The lines are often interpreted as expressing Orsino’s desire to stop loving (Olivia), but things are not so simple as all that. He’s merely talking of the way that being in love (especially harbouring unrequited love for someone) makes us want to listen to music all day and take solace in it. But love, as the rest of the speech makes clear, can never settle: it’s restless, and constantly moving the mind (and heart) onto some new pursuit. Orsino seems to be aware that he’s got no chance of stopping himself being in love. When you’re struck by Cupid’s arrow, that’s it.
Orsino likens the sound of the music to the sound (of wind) upon a bank of fragrant-smelling violets, carrying their scent away with it. But then he immediately grows tired of this strain of music, and tells the musician to stop playing it, as it’s already lost its allure. The ‘spirit of love’ (‘spirit’ calling back to the idea of the wind breathing) is as hungry as the sea. Everything it takes in, no matter how grand and valuable, becomes debased and devalued because, within a minute, you’re sick of them. Love is the only truly imaginative (‘fantastical’) being in the whole world, because it keeps creating new ‘shapes’ or images (on account of the fact that, as soon as it’s invented one, it grows sick of it and moves on).

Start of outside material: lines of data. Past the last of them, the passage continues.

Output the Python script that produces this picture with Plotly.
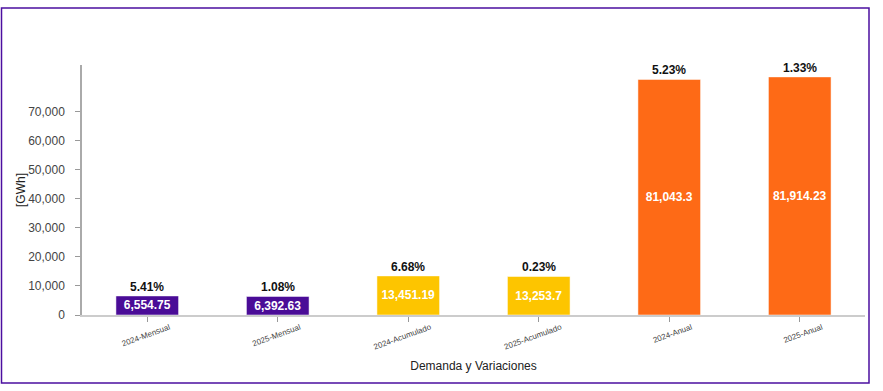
import plotly.graph_objects as go

categories = ["2024-Mensual", "2025-Mensual", "2024-Acumulado", "2025-Acumulado", "2024-Anual", "2025-Anual"]
values = [6554.75, 6392.63, 13451.19, 13253.7, 81043.3, 81914.23]
value_labels = ["6,554.75", "6,392.63", "13,451.19", "13,253.7", "81,043.3", "81,914.23"]
pct_labels = ["5.41%", "1.08%", "6.68%", "0.23%", "5.23%", "1.33%"]
colors = ["#4A0C97", "#4A0C97", "#FDC500", "#FDC500", "#FE6A16", "#FE6A16"]
y_tickvals = [0, 10000, 20000, 30000, 40000, 50000, 60000, 70000]
y_ticktext = ["0", "10,000", "20,000", "30,000", "40,000", "50,000", "60,000", "70,000"]

font_family = "Liberation Sans, Arial, sans-serif"

fig = go.Figure()
fig.add_trace(go.Bar(
    x=categories, y=values,
    marker=dict(color=colors, line=dict(color="rgba(255,255,255,0.5)", width=1)),
    text=["<b>%s</b>" % t for t in value_labels], textposition="inside", insidetextanchor="middle",
    textfont=dict(color="white", size=12, family=font_family),
    constraintext="none", cliponaxis=False,
    width=0.48, showlegend=False, hoverinfo="x+y",
))

for c, v, p in zip(categories, values, pct_labels):
    fig.add_annotation(x=c, y=v, text="<b>%s</b>" % p, showarrow=False,
                       yanchor="bottom", yshift=0,
                       font=dict(size=12, color="#111", family=font_family))

# outer frame (plot area: x 82..865, y 65..315 in page pixels)
fig.add_shape(type="rect", xref="paper", yref="paper",
              x0=(1.5 - 82) / 783, x1=(869 - 82) / 783,
              y0=(315 - 383) / 250, y1=(315 - 8) / 250,
              line=dict(color="#4B0FA0", width=1.5), layer="above")

fig.update_layout(
    width=883, height=391,
    margin=dict(l=82, r=18, t=65, b=76, autoexpand=False),
    paper_bgcolor="white", plot_bgcolor="white",
    font=dict(family=font_family, color="#333"),
    uniformtext=dict(mode="show", minsize=12),
    bargap=0.52,
    xaxis=dict(
        title=dict(text="Demanda y Variaciones", font=dict(size=12, color="#222"), standoff=11),
        tickangle=-20, tickfont=dict(size=8, color="#444"),
        ticklabelshift=22, ticklabelstandoff=-2,
        showline=True, linecolor="#cccccc", linewidth=1.5,
        ticks="outside", ticklen=5, tickcolor="#999",
        showgrid=False, automargin=False,
    ),
    yaxis=dict(
        title=dict(text="[GWh]", font=dict(size=12, color="#222"), standoff=0),
        range=[0, 86000], tickvals=y_tickvals, ticktext=y_ticktext,
        tickfont=dict(size=12, color="#444"), ticklabelstandoff=8,
        showline=True, linecolor="#aaaaaa", linewidth=1.5,
        ticks="outside", ticklen=5, tickcolor="#999",
        showgrid=False, zeroline=False, automargin=False,
    ),
)

fig.write_html("out.html", config={"displayModeBar": False},
               post_script="document.body.style.margin='0';document.body.style.overflow='hidden';")
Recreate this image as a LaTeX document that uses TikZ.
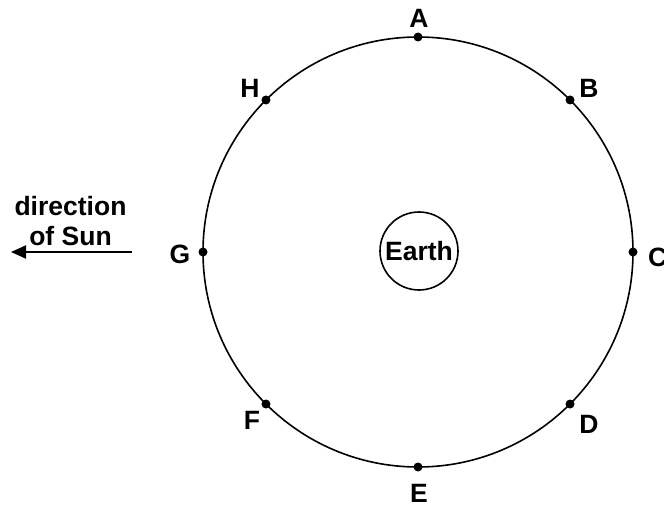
\documentclass[tikz,border=0pt]{standalone}
\usepackage{fontspec}
\setmainfont{Liberation Sans}
\usetikzlibrary{arrows.meta}
\begin{document}
\begin{tikzpicture}[x=1pt,y=-1pt,
  lbl/.style={inner sep=0pt, font=\bfseries\fontsize{26.5}{30}\selectfont},
  orbitline/.style={draw, line width=1.6pt},
  pt/.style={circle, fill=black, inner sep=0pt, minimum size=9pt}]
\useasboundingbox (0,0) rectangle (664,508);
\node[circle, orbitline, minimum size=430pt, inner sep=0pt, outer sep=0pt] (orbit) at (418,252) {};
\node[circle, orbitline, minimum size=78pt, inner sep=0pt, outer sep=0pt, lbl] (earth) at (419,251) {Earth};
\node[pt] (pA) at (orbit.90) {};
\node[pt] (pB) at (orbit.45) {};
\node[pt] (pC) at (orbit.0) {};
\node[pt] (pD) at (orbit.-45) {};
\node[pt] (pE) at (orbit.-90) {};
\node[pt] (pF) at (orbit.-135) {};
\node[pt] (pG) at (orbit.180) {};
\node[pt] (pH) at (orbit.135) {};
\node[lbl] (lA) at (419,18) {A};
\node[lbl] (lB) at (589,88) {B};
\node[lbl, anchor=west] (lC) at (648,257) {C};
\node[lbl] (lD) at (589,424) {D};
\node[lbl] (lE) at (419,493) {E};
\node[lbl] (lF) at (252,420) {F};
\node[lbl] (lG) at (180,254) {G};
\node[lbl] (lH) at (250,88) {H};
\node[lbl, anchor=base] (dir1) at (70.5,215) {direction};
\node[lbl, anchor=base] (dir2) at (70.5,245) {of Sun};
\coordinate (sunstart) at (132,252);
\coordinate (sunend) at (11,252);
\draw[line width=2pt, -{Triangle[length=15pt,width=13pt]}] (sunstart) -- (sunend);
\end{tikzpicture}
\end{document}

So, Orsino’s ‘If music be the food of love’ speech doesn’t so much say ‘I want to stop being in love’ as ‘since I know I cannot stop myself from being in love, all I can do is let myself be carried along on a tide of desires and emotions which are constantly shifting to something else’. Orsino’s love makes him unable to alight on one thing – such as one piece of music – which will allow his mind to be at rest. Love is greedy and consumes everything you throw at it, saying, ‘No, that won’t do: next.’ All you can do is stuff yourself full of music and hope that love is (temporarily) full.